This is a little late to write about, and is related to life before the PU, but it’s not every day when as a reporter you know that your story directly betters someone’s life. So I thought I’d share.
Back during the winter and spring of 2008 when I was writing about entrepreneurs for The Dallas Morning News, I was working on a story about Ray Beasley, an ex-con who said he had invented a solution to help fight against identity theft. He said he had figured out how to beat the criminals at their own game because, during his 15 years in prison (for selling drugs), he had the scam artists teach him how they did it, so he could then work around their scams.
I know what you’re thinking. Me, too.
But it turned out that he had been in contact with very reputable and knowledgeable people at EDS and UTD, including someone who had been a longtime source of mine. They confirmed both the conversations they had had with him, and that they thought his idea had merit. They were willing to vouch for him as he looked for investors to make his idea a reality.
It was a great – and very unlikely – tale of an entrepreneur. And I had a hell of a time getting it into the paper.
Understandably, when I first told editors about the story, they had all the same questions I did. But I’m no rookie. I told them about the traps that I ran and what I had found. The page one editor had interest. And I was excited to work on it because what I had been wanting to do more of was narrative features, ones for which I could spend some time on the reporting and writing and grow as a journalist.
For a variety of reasons, many of which having to do with a completely useless editor, I spent just as much time fighting to work on the story as I did work on it. Much of it I did on my own time. I believed in the story. And colleagues whose work I respected encouraged my instincts.
I borrowed and read all of his prison diaries. I questioned him repeatedly in multiple interviews, his motives, his character – and that did prompt a touch of the persona that I think made him a successful drug dealer. He had a chip on his shoulder, and was arrogant not some of the time. I went to do a prison interview with one of his former “teachers” who was still serving a life sentence for murder. I had lunch at Bennigan’s in Plano with a former computer programmer who had served his time but while he was in prison taught Ray about software and computers. I drafted multiple versions. If DD ever got annoyed at my constant requests for feedback, he never said so (for which I’m grateful.)

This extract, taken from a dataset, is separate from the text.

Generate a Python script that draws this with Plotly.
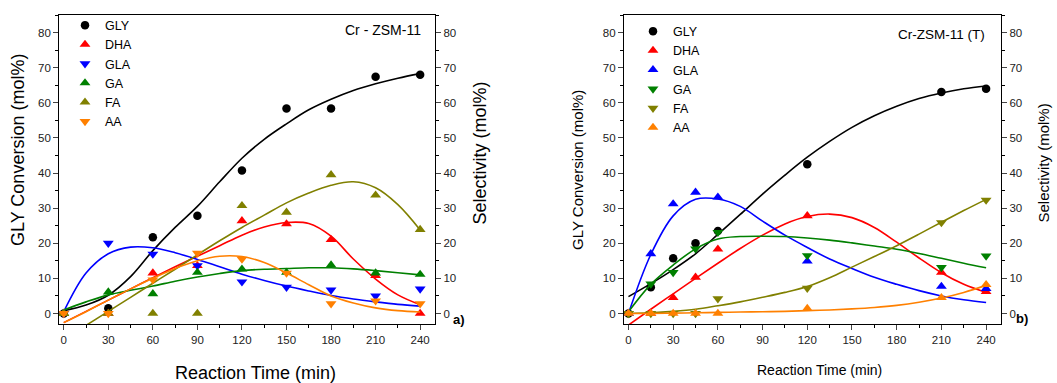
import plotly.graph_objects as go

W, H = 1057, 383

# ---------------- Panel a: Cr - ZSM-11 ----------------
a_t = [0, 30, 60, 90, 120, 150, 180, 210, 240]
a_gly = [0, 1.5, 21.7, 27.8, 40.7, 58.4, 58.4, 67.4, 68.0]
a_dha = [0, 0, 11.5, 13.6, 26.4, 25.5, 21.0, 10.8, 0]
a_gla = [0, 20.0, 16.9, 13.6, 9.0, 7.5, 6.7, 5.0, 7.0]
a_ga = [0, 6.1, 5.6, 11.7, 12.6, 11.7, 13.8, 11.5, 11.1]
a_fa = [0, 0, 0, 0, 30.7, 28.8, 39.5, 33.7, 23.9]
a_aa = [0, 0, 9.6, 17.2, 15.5, 11.5, 2.8, 3.6, 2.8]

# fitted curves, panel a
a_fit_t = [0, 15, 30, 45, 60, 75, 90, 105, 120, 135, 150, 165, 180, 195, 210, 225, 240]
a_fit_gly = [0.8, 2.4, 5.2, 10.5, 17.9, 24.5, 30.5, 37.5, 44.2, 49.6, 54.0, 58.0, 61.0, 63.5, 65.4, 67.0, 68.3]
a_fit_dha = [-2.6, 0.6, 3.8, 7.0, 10.2, 13.3, 16.3, 19.3, 22.3, 24.6, 25.9, 25.6, 22.0, 15.5, 9.8, 5.3, 2.5]
a_fit_gla = [0.5, 11.5, 17.0, 18.9, 18.7, 17.3, 15.4, 13.3, 11.2, 9.4, 7.8, 6.4, 5.1, 4.1, 3.3, 2.6, 2.1]
a_fit_ga = [1.0, 3.3, 5.3, 6.6, 7.8, 9.2, 10.4, 11.4, 12.2, 12.6, 12.8, 13.0, 13.0, 12.7, 12.2, 11.6, 11.0]
a_fit_fa_t = [15, 30, 45, 60, 75, 90, 105, 120, 135, 150, 165, 180, 195, 210, 225, 240]
a_fit_fa = [-3.4, 0.6, 4.6, 8.6, 12.6, 16.7, 20.7, 24.5, 28.0, 31.5, 34.3, 36.5, 37.5, 35.8, 31.0, 23.8]
a_fit_aa = [-2.6, 0.5, 3.8, 7.0, 10.0, 12.8, 15.0, 16.3, 16.2, 14.5, 11.5, 8.2, 5.0, 3.0, 1.6, 0.8, 0.4]

# ---------------- Panel b: Cr-ZSM-11 (T) ----------------
b_t = [0, 15, 30, 45, 60, 120, 210, 240]
b_gly = [0, 7.5, 15.7, 20.0, 23.5, 42.5, 63.1, 64.0]
b_dha = [0, 0, 4.5, 10.3, 18.3, 27.8, 11.7, 6.2]
b_gla = [0, 17.0, 31.2, 34.5, 33.1, 14.9, 7.7, 7.1]
b_ga = [0, 8.4, 11.7, 18.4, 23.1, 16.5, 13.1, 16.4]
b_fa = [0, 0, 0, 0, 4.2, 7.2, 25.9, 32.3]
b_aa = [0, 0, 0, 0, 0, 1.4, 4.5, 8.2]

b_fit_t = [0, 15, 30, 45, 60, 75, 90, 105, 120, 135, 150, 165, 180, 195, 210, 225, 240]
b_fit_gly = [4.8, 8.5, 12.5, 17.0, 22.5, 28.2, 34.0, 39.4, 44.5, 49.0, 53.0, 56.3, 59.0, 61.2, 62.8, 64.0, 64.8]
b_fit_dha = [-3.3, 1.2, 5.6, 10.0, 14.3, 18.5, 22.3, 25.5, 27.6, 28.3, 27.3, 24.5, 20.3, 15.8, 11.6, 8.3, 6.0]
b_fit_gla = [0, 16.8, 27.8, 32.5, 32.6, 30.5, 26.3, 22.3, 18.8, 15.5, 12.8, 10.3, 8.3, 6.5, 5.0, 3.9, 3.1]
b_fit_ga = [0.5, 8.3, 13.8, 18.4, 21.2, 21.9, 22.0, 21.9, 21.5, 20.9, 20.1, 19.2, 18.3, 17.1, 15.7, 14.3, 13.0]
b_fit_fa = [0, 0.2, 0.6, 1.2, 2.2, 3.3, 4.6, 6.0, 7.7, 10.2, 13.2, 16.2, 19.3, 22.6, 26.0, 29.3, 32.5]
b_fit_aa = [0, 0, 0.1, 0.2, 0.3, 0.4, 0.5, 0.6, 0.8, 1.0, 1.3, 1.7, 2.3, 3.2, 4.4, 6.0, 8.0]

BLACK, RED, BLUE, GREEN, OLIVE, ORANGE = "#000000", "#FF0000", "#0000FF", "#008000", "#808000", "#FF8000"
FONT = "Arial, Liberation Sans, sans-serif"

fig = go.Figure()


def add_series(name, t, y, ft, fy, color, symbol, xa, ya, legend):
    fig.add_trace(go.Scatter(x=ft, y=fy, mode="lines", line=dict(color=color, width=1.6, shape="spline", smoothing=1.0),
                             xaxis=xa, yaxis=ya, showlegend=False, hoverinfo="skip"))
    fig.add_trace(go.Scatter(x=t, y=y, mode="markers", name=name,
                             marker=dict(color=color, symbol=symbol, size=8.5 if symbol == "circle" else 9.5, line=dict(width=0)),
                             xaxis=xa, yaxis=ya, legend=legend, cliponaxis=False))


add_series("GLY", a_t, a_gly, a_fit_t, a_fit_gly, BLACK, "circle", "x", "y", "legend")
add_series("DHA", a_t, a_dha, a_fit_t, a_fit_dha, RED, "triangle-up", "x", "y2", "legend")
add_series("GLA", a_t, a_gla, a_fit_t, a_fit_gla, BLUE, "triangle-down", "x", "y2", "legend")
add_series("GA", a_t, a_ga, a_fit_t, a_fit_ga, GREEN, "triangle-up", "x", "y2", "legend")
add_series("FA", a_t, a_fa, a_fit_fa_t, a_fit_fa, OLIVE, "triangle-up", "x", "y2", "legend")
add_series("AA", a_t, a_aa, a_fit_t, a_fit_aa, ORANGE, "triangle-down", "x", "y2", "legend")

add_series("GLY", b_t, b_gly, b_fit_t, b_fit_gly, BLACK, "circle", "x2", "y3", "legend2")
add_series("DHA", b_t, b_dha, b_fit_t, b_fit_dha, RED, "triangle-up", "x2", "y4", "legend2")
add_series("GLA", b_t, b_gla, b_fit_t, b_fit_gla, BLUE, "triangle-up", "x2", "y4", "legend2")
add_series("GA", b_t, b_ga, b_fit_t, b_fit_ga, GREEN, "triangle-down", "x2", "y4", "legend2")
add_series("FA", b_t, b_fa, b_fit_t, b_fit_fa, OLIVE, "triangle-down", "x2", "y4", "legend2")
add_series("AA", b_t, b_aa, b_fit_t, b_fit_aa, ORANGE, "triangle-up", "x2", "y4", "legend2")

ydom = [1 - 324 / H, 1 - 15 / H]
tickfont = dict(family=FONT, size=11.5, color="#222")


def xax(dom, anchor):
    return dict(domain=dom, anchor=anchor, range=[-3, 250], tickvals=[0, 30, 60, 90, 120, 150, 180, 210, 240],
                ticks="outside", ticklen=5, tickwidth=1, showline=True, linewidth=1.3, linecolor="#000", mirror=True,
                showgrid=False, zeroline=False, tickfont=tickfont,
                minor=dict(ticks="outside", ticklen=3, dtick=15, tick0=0, tickcolor="#000"))


def yax(anchor, side, overlay=None):
    d = dict(domain=ydom, anchor=anchor, side=side, range=[-3, 85], tickvals=[0, 10, 20, 30, 40, 50, 60, 70, 80],
             ticks="outside", ticklen=5, tickwidth=1, showline=True, linewidth=1.3, linecolor="#000",
             showgrid=False, zeroline=False, tickfont=tickfont,
             minor=dict(ticks="outside", ticklen=3, dtick=5, tick0=0, tickcolor="#000"))
    if overlay:
        d["overlaying"] = overlay
    return d


LEGFONT = dict(family=FONT, size=12.5)
fig.update_layout(
    width=W, height=H, margin=dict(l=0, r=0, t=0, b=0),
    paper_bgcolor="white", plot_bgcolor="white",
    font=dict(family=FONT, color="#000"),
    xaxis=xax([59.3 / W, 435 / W], "y"),
    yaxis=yax("x", "left"),
    yaxis2=yax("x", "right", "y"),
    xaxis2=xax([624 / W, 1001 / W], "y3"),
    yaxis3=yax("x2", "left"),
    yaxis4=yax("x2", "right", "y3"),
    legend=dict(x=65 / W, y=1 - 10.5 / H, xanchor="left", yanchor="top", bgcolor="rgba(0,0,0,0)",
                font=LEGFONT, tracegroupgap=0, borderwidth=0),
    legend2=dict(x=633 / W, y=1 - 16.5 / H, xanchor="left", yanchor="top", bgcolor="rgba(0,0,0,0)",
                 font=LEGFONT, tracegroupgap=0, borderwidth=0),
)


def ann(text, px, py, size, angle=0, xanchor="center", bold=False):
    fig.add_annotation(text=f"<b>{text}</b>" if bold else text, x=px / W, y=1 - py / H, xref="paper", yref="paper",
                       showarrow=False, textangle=angle, xanchor=xanchor, yanchor="middle",
                       font=dict(family=FONT, size=size, color="#000"))


ann("GLY Conversion (mol%)", 17.5, 150.5, 18, -90)
ann("Selectivity (mol%)", 480, 153.5, 18, -90)
ann("Reaction Time (min)", 255.5, 373, 18)
ann("Cr - ZSM-11", 423, 30, 14, xanchor="right")
ann("a)", 451, 319, 13, xanchor="left", bold=True)

ann("GLY Conversion (mol%)", 577, 170, 15, -90)
ann("Selectivity (mol%)", 1043, 163.5, 15, -90)
ann("Reaction Time (min)", 819, 370, 14)
ann("Cr-ZSM-11 (T)", 987, 34.3, 13.5, xanchor="right")
ann("b)", 1014, 318, 13, xanchor="left", bold=True)

fig.write_html("out.html")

In any case, not to go on and on. I do feel that there was some unnecessary nonsense in the way it was handled, but the story did eventually run on the business cover in May of that year. An excerpt:
In September 1991, Mr. Beasley saw the harder side of crime. He began his 99-year term at the red-brick, razor-wired Coffield unit in Tennessee Colony, about 70 miles southeast of Dallas.
Beneath the 40-foot-tall stained-glass window in the prison’s cavernous chapel, he and other inmates would pretend to listen to tapes of religious music. Instead, an inmate known as “Dorsett” would school Mr. Beasley in Identity Theft 101.
All you need are obituaries in the newspaper, Dorsett told him. They’d give you a birth date and place of birth as well as the mother’s maiden name – most of the ingredients needed to pose as someone else.
Identities in hand, “Reginald” explained that personal checks could then be made from scratch with stock paper from an office supply store and some software.
In 1994, Mr. Beasley picked up his abandoned college studies, enrolling in data processing classes, where he learned how to draw schematic diagrams.
Fellow inmates tutored him in subjects such as COBOL programming and MS-DOS. He got a transfer to the Ramsey One unit near Houston in 2001 to continue his studies.
If the prisoners at Coffield gave the inmate his undergraduate education in identity theft, Ramsey One was graduate school. Ramsey housed professionals: engineers, bankers and computer programmers.
“We didn’t talk scams; we talked systems capabilities,” Mr. Beasley says.
This is where he met Michael Miller, a fellow inmate who had been a computer programmer. They were an odd pair – the fiftysomething bespectacled Mr. Miller and Mr. Beasley, who weighed nearly 300 pounds by then. Mr. Miller offered technical advice, and Mr. Beasley could resurrect his drug dealer’s countenance when necessary, shielding Mr. Miller from prison violence.
“I was very skeptical,” says Mr. Miller, now released and living in the Dallas area. “In that environment, you always assume everybody but yourself is a scam artist.”
For three years, Mr. Beasley retraced the steps to Mr. Miller’s dorm, six rooms down. Pointing to a particular formula in Mr. Beasley’s hand-drawn schematic, Mr. Miller would ask: How would this stop someone from opening up an account in my name?
Over the 15 years he was in prison, Mr. Beasley talked with about 900 inmates, he believes. This think tank of cons shared their methods with him and poked holes in solutions he would propose within his computer program.
Back in August, SJ who now very capably writes about entrepreneurs for The DMN sent me a message that Ray had, in fact, found someone to invest in his company. Now, Ray still has a long way to go. But I know that without my work, the reporting and writing, he would not have been able to secure this funding. I’ll be watching from halfway around the world to see what happens next.